Start of Material for the task

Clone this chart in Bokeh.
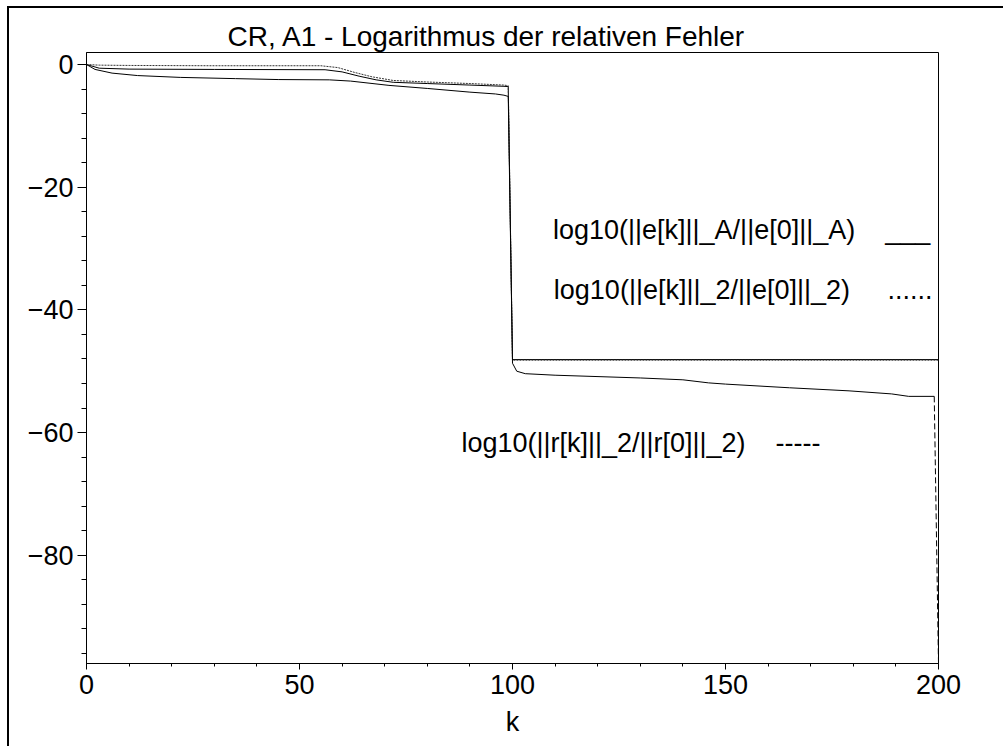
from bokeh.plotting import figure
from bokeh.models import Label, FixedTicker, Range1d
from bokeh.embed import file_html
from bokeh.resources import INLINE

# Iteration index k and log10 of the relative errors / residuals
k_ea = [0, 3, 10, 30, 56, 60, 64, 68, 72, 80, 90, 98, 99, 100, 200]
err_a = [0, -0.6, -0.75, -0.8, -0.85, -1.2, -1.9, -2.5, -2.9, -3.1, -3.35, -3.55, -3.6, -48.1, -48.1]

k_e2 = [0, 3, 10, 30, 55, 59, 63, 67, 72, 80, 90, 98, 99, 100, 200]
err_2 = [0, -0.1, -0.15, -0.2, -0.2, -0.5, -1.3, -2.0, -2.6, -2.85, -3.1, -3.35, -3.45, -48.2, -48.2]

k_r = [0, 2, 6, 12, 22, 35, 45, 57, 62, 71, 80, 90, 96, 98, 99, 100, 101, 103, 110,
       130, 140, 146, 150, 165, 179, 189, 193, 199, 200]
res_2 = [0, -0.8, -1.4, -1.8, -2.1, -2.3, -2.45, -2.5, -2.7, -3.4, -3.9, -4.5, -4.8, -5.0, -5.2,
         -48.7, -50.0, -50.4, -50.65, -51.1, -51.4, -51.9, -52.1, -52.7, -53.2, -53.7, -54.1,
         -54.1, -97.6]

x_ticks = [0, 50, 100, 150, 200]
y_ticks = [0, -20, -40, -60, -80]
y_tick_labels = ["0", "\u221220", "\u221240", "\u221260", "\u221280"]

title_text = "CR, A1 - Logarithmus der relativen Fehler"
NB = "\u00a0"  # keeps the gap before the line-style marks from collapsing
label_texts = [
    "log10(||e[k]||_A/||e[0]||_A)" + NB * 4 + "___",
    "log10(||e[k]||_2/||e[0]||_2)" + NB * 5 + "......",
    "log10(||r[k]||_2/||r[0]||_2)" + NB * 4 + "-----",
]
# anchor (k, value) of each curve caption
label_anchor = [(109.5, -26.9), (109.7, -36.8), (88.0, -61.7)]

FONT = "Liberation Sans"
SIZE = "27px"

p = figure(
    frame_width=852, frame_height=611,
    min_border_left=77, min_border_right=65, min_border_top=44, min_border_bottom=83,
    x_range=Range1d(0, 200), y_range=Range1d(-97.65, 1.96),
    output_backend="svg", toolbar_location=None,
    background_fill_color="white", border_fill_color="white",
)
p.styles = {
    "margin-left": "7px", "margin-top": "6px",
    "border-left": "2px solid black", "border-top": "2px solid black",
}

p.xgrid.visible = False
p.ygrid.visible = False
p.outline_line_color = "black"
p.outline_line_width = 1

p.title.text = title_text
p.title.align = "left"
p.title.offset = 141
p.title.standoff = 2
p.title.text_font = FONT
p.title.text_font_size = "28px"
p.title.text_font_style = "normal"
p.title.text_color = "black"

for ax in (p.xaxis[0], p.yaxis[0]):
    ax.axis_line_color = "black"
    ax.major_tick_line_color = "black"
    ax.minor_tick_line_color = "black"
    ax.major_tick_in = 0
    ax.minor_tick_in = 0
    ax.major_label_text_font = FONT
    ax.major_label_text_font_size = SIZE
    ax.major_label_text_color = "black"

p.xaxis.ticker = FixedTicker(ticks=x_ticks, minor_ticks=list(range(0, 201, 10)))
p.xaxis.major_tick_out = 6
p.xaxis.minor_tick_out = 3
p.xaxis.major_label_standoff = 5
p.xaxis.axis_label = "k"
p.xaxis.axis_label_text_font = FONT
p.xaxis.axis_label_text_font_size = SIZE
p.xaxis.axis_label_text_font_style = "normal"
p.xaxis.axis_label_text_color = "black"
p.xaxis.axis_label_standoff = 10

p.yaxis.ticker = FixedTicker(ticks=y_ticks, minor_ticks=list(range(-96, 1, 4)))
p.yaxis.major_label_overrides = dict(zip(y_ticks, y_tick_labels))
p.yaxis.major_tick_out = 9
p.yaxis.minor_tick_out = 5
p.yaxis.major_label_standoff = 4

# curves
p.line(k_ea, err_a, line_color="black", line_width=1)
p.line(k_e2, err_2, line_color="#333333", line_width=1, line_dash="2 1")
p.line(k_r[:-1], res_2[:-1], line_color="black", line_width=1)
p.line(k_r[-2:], res_2[-2:], line_color="black", line_width=1, line_dash="6 3")

for txt, (lx, ly) in zip(label_texts, label_anchor):
    p.add_layout(Label(
        x=lx, y=ly, text=txt, text_font=FONT, text_font_size=SIZE,
        text_color="black", text_baseline="alphabetic", text_align="left",
    ))

open("out.html", "w").write(file_html(p, INLINE))
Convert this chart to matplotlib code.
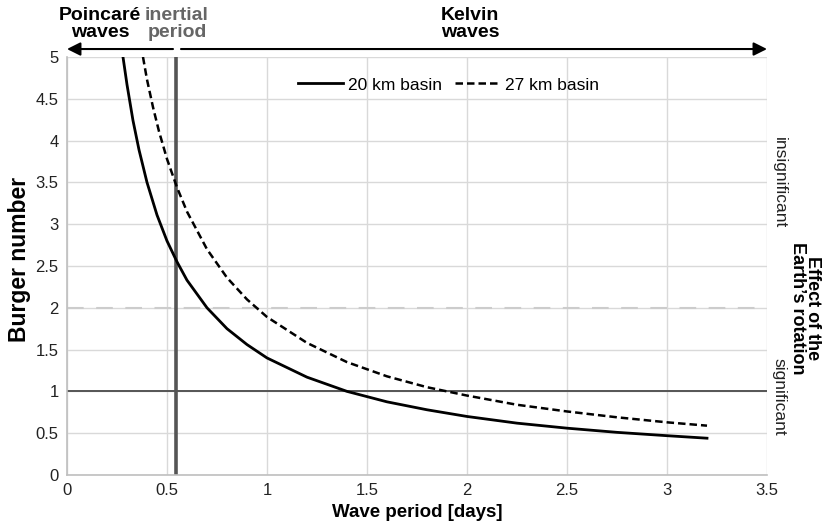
import matplotlib
matplotlib.use('AGG')
import matplotlib.pyplot as plt

# values
period_20 = [0.28, 0.30, 0.33, 0.36, 0.40, 0.45, 0.50, 0.55, 0.60, 0.70, 0.80, 0.90, 1.00,
             1.20, 1.40, 1.60, 1.80, 2.00, 2.25, 2.50, 2.75, 3.00, 3.20]
burger_20 = [5.00, 4.67, 4.24, 3.89, 3.50, 3.11, 2.80, 2.55, 2.33, 2.00, 1.75, 1.56, 1.40,
             1.17, 1.00, 0.875, 0.78, 0.70, 0.62, 0.56, 0.51, 0.47, 0.44]
period_27 = [0.38, 0.40, 0.43, 0.46, 0.50, 0.55, 0.60, 0.70, 0.80, 0.90, 1.00, 1.20, 1.40,
             1.60, 1.80, 2.00, 2.25, 2.50, 2.75, 3.00, 3.20]
burger_27 = [5.00, 4.73, 4.40, 4.11, 3.78, 3.44, 3.15, 2.70, 2.36, 2.10, 1.89, 1.58, 1.35,
             1.18, 1.05, 0.95, 0.84, 0.76, 0.69, 0.63, 0.59]
inertial_period = 0.545
xticks = [0, 0.5, 1, 1.5, 2, 2.5, 3, 3.5]
yticks = [0, 0.5, 1, 1.5, 2, 2.5, 3, 3.5, 4, 4.5, 5]

plt.rcParams['font.family'] = ['Liberation Sans', 'DejaVu Sans']

fig = plt.figure(figsize=(8.25, 5.28), dpi=100)
ax = fig.add_axes([0.0812, 0.1004, 0.8485, 0.7917])

ax.set_xlim(0, 3.5)
ax.set_ylim(0, 5)
ax.set_xticks(xticks)
ax.set_yticks(yticks)
ax.set_xticklabels(['0', '0.5', '1', '1.5', '2', '2.5', '3', '3.5'], fontsize=12)
ax.set_yticklabels(['0', '0.5', '1', '1.5', '2', '2.5', '3', '3.5', '4', '4.5', '5'], fontsize=12)
ax.tick_params(length=0, pad=6, colors='#222222')
ax.grid(True, color='#d9d9d9', linewidth=1.0)
ax.set_axisbelow(True)
for s in ['top', 'right']:
    ax.spines[s].set_visible(False)
for s in ['left', 'bottom']:
    ax.spines[s].set_color('#bfbfbf')
    ax.spines[s].set_linewidth(1.2)

ax.axhline(2, color='#cccccc', linewidth=1.5, linestyle=(0, (8, 6)), zorder=1)
ax.axhline(1, color='#555555', linewidth=1.4, zorder=2)
ax.axvline(inertial_period, color='#555555', linewidth=2.6, zorder=2)

ax.plot(period_20, burger_20, color='black', linewidth=2.0, label='20 km basin', zorder=3)
ax.plot(period_27, burger_27, color='black', linewidth=1.8, linestyle=(0, (3, 1.6)),
        label='27 km basin', zorder=3)

ax.legend(loc='center', bbox_to_anchor=(0.545, 0.933), ncol=2, frameon=False,
          fontsize=12.5, handlelength=2.6, handletextpad=0.3, columnspacing=0.7,
          borderpad=0)

ax.set_xlabel('Wave period [days]', fontsize=13.5, fontweight='bold', labelpad=4)
ax.set_ylabel('Burger number', fontsize=16.5, fontweight='bold')
ax.yaxis.set_label_coords(-0.052, 0.515)

# arrows above the plot
arr_y = 1.019
trans = ('data', 'axes fraction')
ax.annotate('', xy=(0, arr_y), xytext=(inertial_period - 0.015, arr_y),
            xycoords=trans, textcoords=trans, annotation_clip=False,
            arrowprops=dict(arrowstyle='-|>', color='black', lw=1.5,
                            mutation_scale=20, shrinkA=0, shrinkB=0))
ax.annotate('', xy=(3.5, arr_y), xytext=(inertial_period + 0.025, arr_y),
            xycoords=trans, textcoords=trans, annotation_clip=False,
            arrowprops=dict(arrowstyle='-|>', color='black', lw=1.5,
                            mutation_scale=20, shrinkA=0, shrinkB=0))

txt_y = 1.078
ax.text(0.165, txt_y, 'Poincaré\nwaves', transform=ax.get_xaxis_transform(),
        ha='center', va='center', fontsize=14, fontweight='bold', linespacing=1.0)
ax.text(0.55, txt_y, 'inertial\nperiod', transform=ax.get_xaxis_transform(),
        ha='center', va='center', fontsize=14, fontweight='bold', color='#666666',
        linespacing=1.0)
ax.text(2.015, txt_y, 'Kelvin\nwaves', transform=ax.get_xaxis_transform(),
        ha='center', va='center', fontsize=14, fontweight='bold', linespacing=1.0)

# right side annotation
ax.text(3.56, 3.5, 'insignificant', transform=ax.transData, rotation=-90,
        ha='center', va='center', fontsize=12.5, color='#222222', clip_on=False)
ax.text(3.56, 0.93, 'significant', transform=ax.transData, rotation=-90,
        ha='center', va='center', fontsize=12.5, color='#222222', clip_on=False)
ax.text(3.69, 2.0, 'Effect of the\nEarth\u2019s rotation', transform=ax.transData,
        rotation=-90, ha='center', va='center', fontsize=13, fontweight='bold',
        linespacing=0.9, clip_on=False)

fig.savefig('out.png', dpi=100)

End of Material for the task

What the task asks: Using the data above, set down each line from the line with "Convert this chart to matplotlib code." to the line with "import matplotlib.pyplot as plt" exactly, both ends included, and leave the pictures behind. Nothing else belongs.

Answer to the problem:
Convert this chart to matplotlib code.
import matplotlib
matplotlib.use('AGG')
import matplotlib.pyplot as plt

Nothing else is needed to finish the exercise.